I now have 4 machines set up for multi-master replication of this directory, and the contextCSNs were all in sync last week.
One of the machines was taken down for maintenance for a couple of days and has only just come back up, so its contextCSN is way behind
(20120818093702.01462Z#000000#001#000000 compared to 20120821130410.679339Z#000000#001#000000 as of now). 
This machine has now been up and running for a few hours, but there's no sign of replication catching up.
Should ldap replication sort itself out automatically and bring this machine's directory in line? Or do I need to do something manually to force it?

Chris

From: ctcard@hotmail.com
To: openldap-technical@openldap.org
Subject: multi-master syncrepl issue
Date: Mon, 6 Aug 2012 11:53:53 +0000

Hi All,

I have a multi-master openldap setup with 2 machines replicating a directory containing about 3.5 million entries.

I'm running openldap 2.4.31 on centos 6, and the directory is using the BDB backend.

Although the 2 machines are configured for multi-master syncrepl replication, in practice data is only written to one of the machines (I'll call it the master), 
and the second machine (which I'll call the slave) only gets data written by openldap replication.

Currently the contextCSN of the directory is the same from both machines, which (as I understand it) should mean that the directories are in sync, but I have written a program 
to compare what is in both directories which finds that there are 16 entries in the master directory not in the slave directory. I have double checked this
using ldapsearch on both directories.

I can't see any error messages in the openldap log and there doesn't appear to be any pattern connecting the entries which are missing from the slave. Most of the missing entries were
in the master directory before I created the slave machine and configured replication and have not changed.

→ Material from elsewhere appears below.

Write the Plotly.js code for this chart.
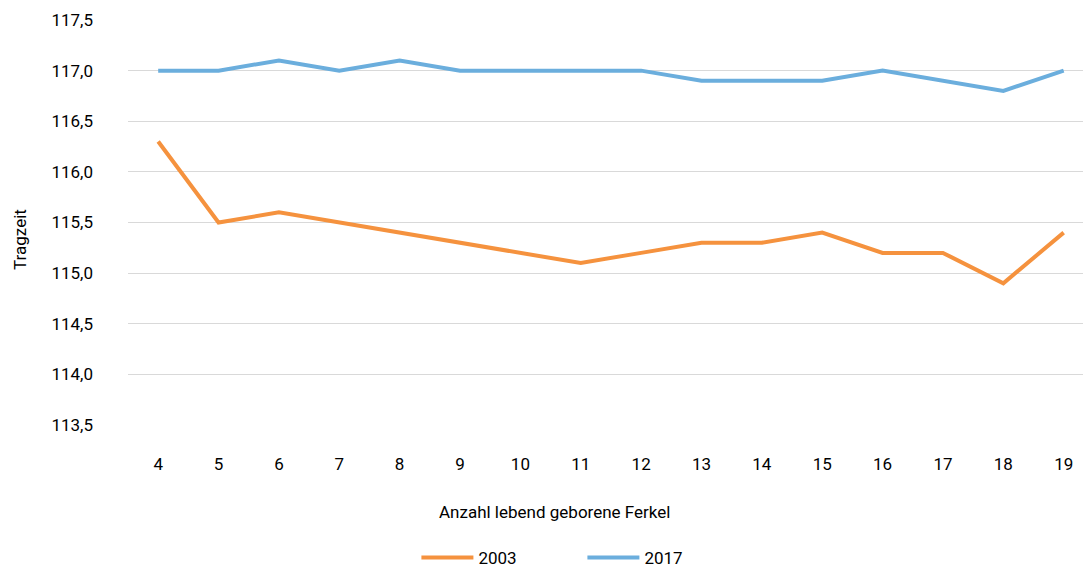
<!DOCTYPE html>
<html><head><meta charset="utf-8">
<script src="https://cdn.plot.ly/plotly-3.0.1.min.js"></script>
<style>html,body{margin:0;padding:0;background:#fff}#c{width:1083px;height:567px}</style>
</head><body><div id="c"></div>
<script>
const categories = ["4","5","6","7","8","9","10","11","12","13","14","15","16","17","18","19"];
const values2003 = [116.3,115.5,115.6,115.5,115.4,115.3,115.2,115.1,115.2,115.3,115.3,115.4,115.2,115.2,114.9,115.4];
const values2017 = [117.0,117.0,117.1,117.0,117.1,117.0,117.0,117.0,117.0,116.9,116.9,116.9,117.0,116.9,116.8,117.0];
const yTicks = [113.5,114.0,114.5,115.0,115.5,116.0,116.5,117.0,117.5];
const yTickLabels = ["113,5","114,0","114,5","115,0","115,5","116,0","116,5","117,0","117,5"];

const FONT = "Roboto, sans-serif";
const FS = 17;
const traces = [
  {x: categories, y: values2003, name: "2003", type: "scatter", mode: "lines",
   line: {color: "#F5923E", width: 4}},
  {x: categories, y: values2017, name: "2017", type: "scatter", mode: "lines",
   line: {color: "#6BAEDD", width: 4}}
];
const layout = {
  width: 1083, height: 567,
  margin: {l: 128, r: 0, t: 20, b: 142, autoexpand: false},
  paper_bgcolor: "#fff", plot_bgcolor: "#fff",
  font: {family: FONT, size: FS, color: "#000"},
  showlegend: true,
  legend: {orientation: "h", xref: "paper", x: 0.302, xanchor: "left",
           yref: "container", y: 0.016, yanchor: "middle", itemwidth: 52,
           font: {family: FONT, size: FS, color: "#000"}, entrywidth: 99, entrywidthmode: "pixels"},
  xaxis: {type: "category", range: [-0.5, 15.32], showgrid: false, zeroline: false,
          showline: false, ticks: "", ticklabelstandoff: 27, tickfont: {family: FONT, size: FS}},
  yaxis: {range: [113.5, 117.5], tickvals: yTicks, ticktext: yTickLabels,
          showgrid: true, gridcolor: "#D9D9D9", gridwidth: 1, zeroline: false, showline: false,
          ticks: "", ticklabelstandoff: 34, tickfont: {family: FONT, size: FS}},
  annotations: [
    {text: "Tragzeit", xref: "paper", yref: "paper", x: 0, y: 0.457, xanchor: "center", yanchor: "middle",
     textangle: -90, showarrow: false, font: {family: FONT, size: FS}, xshift: -108},
    {text: "Anzahl lebend geborene Ferkel", xref: "paper", yref: "paper", x: 0.447, y: -0.215,
     xanchor: "center", yanchor: "middle", showarrow: false, font: {family: FONT, size: FS}}
  ]
};
Plotly.newPlot("c", traces, layout, {displayModeBar: false, staticPlot: true});
</script></body></html>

The syncrepl config looks like this:

dn: olcDatabase={1}bdb,cn=config
olcSyncrepl: {0}rid=101 provider="ldap://<master>:389" binddn="<binddn>" bindmethod=simple credentials=<bindpw> searchbase="<prefix>" type=refreshAndPersist retry="5 5 300 5" timeout=1
olcSyncrepl: {1}rid=110 provider="ldap://<slave>:389" binddn="<binddn>" bindmethod=simple credentials=<bindpw> searchbase="<prefix>" type=refreshAndPersist retry="5 5 300 5" timeout=1

Are there any known issues with openldap replication which could result in missing data?

How can I force these missing entries to appear in the slave without rebuilding the whole of the slave directory and without changing the data in the master directory?

Chris